**Data**
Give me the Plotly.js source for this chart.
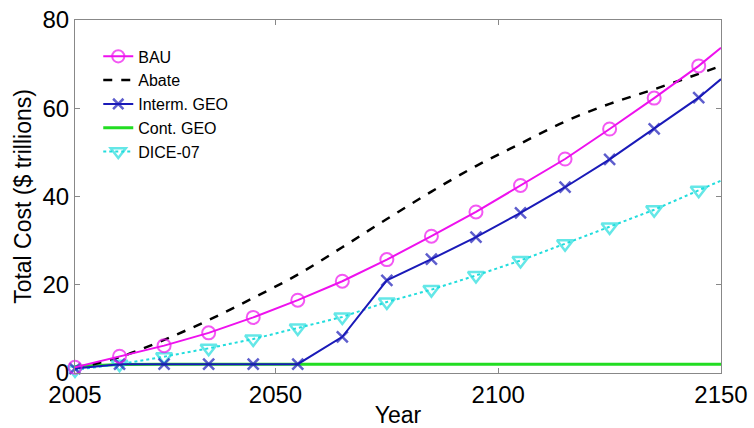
<!DOCTYPE html>
<html><head><meta charset="utf-8">
<script src="https://cdn.plot.ly/plotly-3.0.1.min.js"></script>
<style>html,body{margin:0;padding:0;background:#fff}#chart{width:754px;height:428px}</style>
</head><body><div id="chart"></div>
<script>
const years = [2005,2015,2025,2035,2045,2055,2065,2075,2085,2095,2105,2115,2125,2135,2145,2150];
const bau = [1.3,3.8,6.2,9.1,12.6,16.5,20.8,25.7,31.0,36.5,42.5,48.5,55.3,62.3,69.6,73.7];
const abate = [1.0,3.6,7.5,12.0,17.0,22.3,28.5,34.9,41.1,46.9,52.0,57.0,61.0,64.3,67.8,69.6];
const interm = [1.0,2.0,2.0,2.0,2.0,2.0,8.2,21.0,25.8,30.8,36.3,42.1,48.4,55.3,62.4,66.6];
const cont = [1.5,1.9,2.0,2.0,2.0,2.0,2.0,2.0,2.0,2.0,2.0,2.0,2.0,2.0,2.0,2.0];
const dice = [0.7,2.0,3.7,5.6,7.7,10.2,12.7,16.1,18.9,22.1,25.5,29.3,33.1,37.0,41.4,43.6];
const names = ['BAU','Abate','Interm. GEO','Cont. GEO','DICE-07'];
const xTicks = [2005,2050,2100,2150];
const yTicks = [0,20,40,60,80];

const msz = s => years.map(y => y === 2150 ? 0 : s);
const traces = [
  {x:years,y:bau,name:names[0],mode:'lines+markers',line:{color:'#ee11ee',width:2},
   marker:{symbol:'circle-open',size:msz(13),color:'#ee11ee',line:{width:2}},legendgroup:'a'},
  {x:years,y:abate,name:names[1],mode:'lines',line:{color:'#000',width:2.5,dash:'dash',shape:'spline'},legendgroup:'b'},
  {x:years,y:interm,name:names[2],mode:'lines+markers',line:{color:'#1a1ab8',width:2},
   marker:{symbol:'x-thin-open',size:msz(11),color:'#1a1ab8',line:{width:2.5,color:'#1a1ab8'}},legendgroup:'c'},
  {x:years,y:cont,name:names[3],mode:'lines',line:{color:'#22dd22',width:3},legendgroup:'d'},
  {x:years,y:dice,name:names[4],mode:'lines+markers',line:{color:'#22dddd',width:2,dash:'dot'},
   marker:{symbol:'triangle-down-open',size:msz(14),color:'#22dddd',line:{width:2.5}},legendgroup:'e'}
];
const order = [3,1,4,2,0];
const data = order.map(i => Object.assign({cliponaxis:false, legendrank:i+1}, traces[i]));

const fam = 'Arial, Liberation Sans, sans-serif';
const axCommon = {showgrid:false,zeroline:false,showline:true,linecolor:'#888',linewidth:1,
  mirror:'ticks',ticks:'inside',ticklen:5,tickcolor:'#888',
  tickfont:{family:fam,size:24,color:'#000'}};
const layout = {
  width:754,height:428,margin:{l:75,r:33,t:20,b:55},
  paper_bgcolor:'#fff',plot_bgcolor:'#fff',
  font:{family:fam,color:'#000'},
  xaxis:Object.assign({},axCommon,{range:[2005,2150],tickvals:xTicks,ticktext:xTicks.map(String),
    title:{text:'Year',font:{size:23},standoff:0}}),
  yaxis:Object.assign({},axCommon,{range:[0,80],tickvals:yTicks,ticktext:yTicks.map(String),
    title:{text:'Total Cost ($ trillions)',font:{size:23},standoff:4}}),
  legend:{x:0.036,y:0.945,xanchor:'left',yanchor:'top',bgcolor:'rgba(0,0,0,0)',borderwidth:0,
    font:{size:16},traceorder:'grouped',tracegroupgap:0,itemwidth:30},
  showlegend:true
};
Plotly.newPlot('chart',data,layout,{displayModeBar:false,staticPlot:true});
</script></body></html>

**The request**
Go through the data above and transcribe it in full, omitting any image.

**Completed task**
Give me the Plotly.js source for this chart.
<!DOCTYPE html>
<html><head><meta charset="utf-8">
<script src="https://cdn.plot.ly/plotly-3.0.1.min.js"></script>
<style>html,body{margin:0;padding:0;background:#fff}#chart{width:754px;height:428px}</style>
</head><body><div id="chart"></div>
<script>
const years = [2005,2015,2025,2035,2045,2055,2065,2075,2085,2095,2105,2115,2125,2135,2145,2150];
const bau = [1.3,3.8,6.2,9.1,12.6,16.5,20.8,25.7,31.0,36.5,42.5,48.5,55.3,62.3,69.6,73.7];
const abate = [1.0,3.6,7.5,12.0,17.0,22.3,28.5,34.9,41.1,46.9,52.0,57.0,61.0,64.3,67.8,69.6];
const interm = [1.0,2.0,2.0,2.0,2.0,2.0,8.2,21.0,25.8,30.8,36.3,42.1,48.4,55.3,62.4,66.6];
const cont = [1.5,1.9,2.0,2.0,2.0,2.0,2.0,2.0,2.0,2.0,2.0,2.0,2.0,2.0,2.0,2.0];
const dice = [0.7,2.0,3.7,5.6,7.7,10.2,12.7,16.1,18.9,22.1,25.5,29.3,33.1,37.0,41.4,43.6];
const names = ['BAU','Abate','Interm. GEO','Cont. GEO','DICE-07'];
const xTicks = [2005,2050,2100,2150];
const yTicks = [0,20,40,60,80];

const msz = s => years.map(y => y === 2150 ? 0 : s);
const traces = [
  {x:years,y:bau,name:names[0],mode:'lines+markers',line:{color:'#ee11ee',width:2},
   marker:{symbol:'circle-open',size:msz(13),color:'#ee11ee',line:{width:2}},legendgroup:'a'},
  {x:years,y:abate,name:names[1],mode:'lines',line:{color:'#000',width:2.5,dash:'dash',shape:'spline'},legendgroup:'b'},
  {x:years,y:interm,name:names[2],mode:'lines+markers',line:{color:'#1a1ab8',width:2},
   marker:{symbol:'x-thin-open',size:msz(11),color:'#1a1ab8',line:{width:2.5,color:'#1a1ab8'}},legendgroup:'c'},
  {x:years,y:cont,name:names[3],mode:'lines',line:{color:'#22dd22',width:3},legendgroup:'d'},
  {x:years,y:dice,name:names[4],mode:'lines+markers',line:{color:'#22dddd',width:2,dash:'dot'},
   marker:{symbol:'triangle-down-open',size:msz(14),color:'#22dddd',line:{width:2.5}},legendgroup:'e'}
];
const order = [3,1,4,2,0];
const data = order.map(i => Object.assign({cliponaxis:false, legendrank:i+1}, traces[i]));

const fam = 'Arial, Liberation Sans, sans-serif';
const axCommon = {showgrid:false,zeroline:false,showline:true,linecolor:'#888',linewidth:1,
  mirror:'ticks',ticks:'inside',ticklen:5,tickcolor:'#888',
  tickfont:{family:fam,size:24,color:'#000'}};
const layout = {
  width:754,height:428,margin:{l:75,r:33,t:20,b:55},
  paper_bgcolor:'#fff',plot_bgcolor:'#fff',
  font:{family:fam,color:'#000'},
  xaxis:Object.assign({},axCommon,{range:[2005,2150],tickvals:xTicks,ticktext:xTicks.map(String),
    title:{text:'Year',font:{size:23},standoff:0}}),
  yaxis:Object.assign({},axCommon,{range:[0,80],tickvals:yTicks,ticktext:yTicks.map(String),
    title:{text:'Total Cost ($ trillions)',font:{size:23},standoff:4}}),
  legend:{x:0.036,y:0.945,xanchor:'left',yanchor:'top',bgcolor:'rgba(0,0,0,0)',borderwidth:0,
    font:{size:16},traceorder:'grouped',tracegroupgap:0,itemwidth:30},
  showlegend:true
};
Plotly.newPlot('chart',data,layout,{displayModeBar:false,staticPlot:true});
</script></body></html>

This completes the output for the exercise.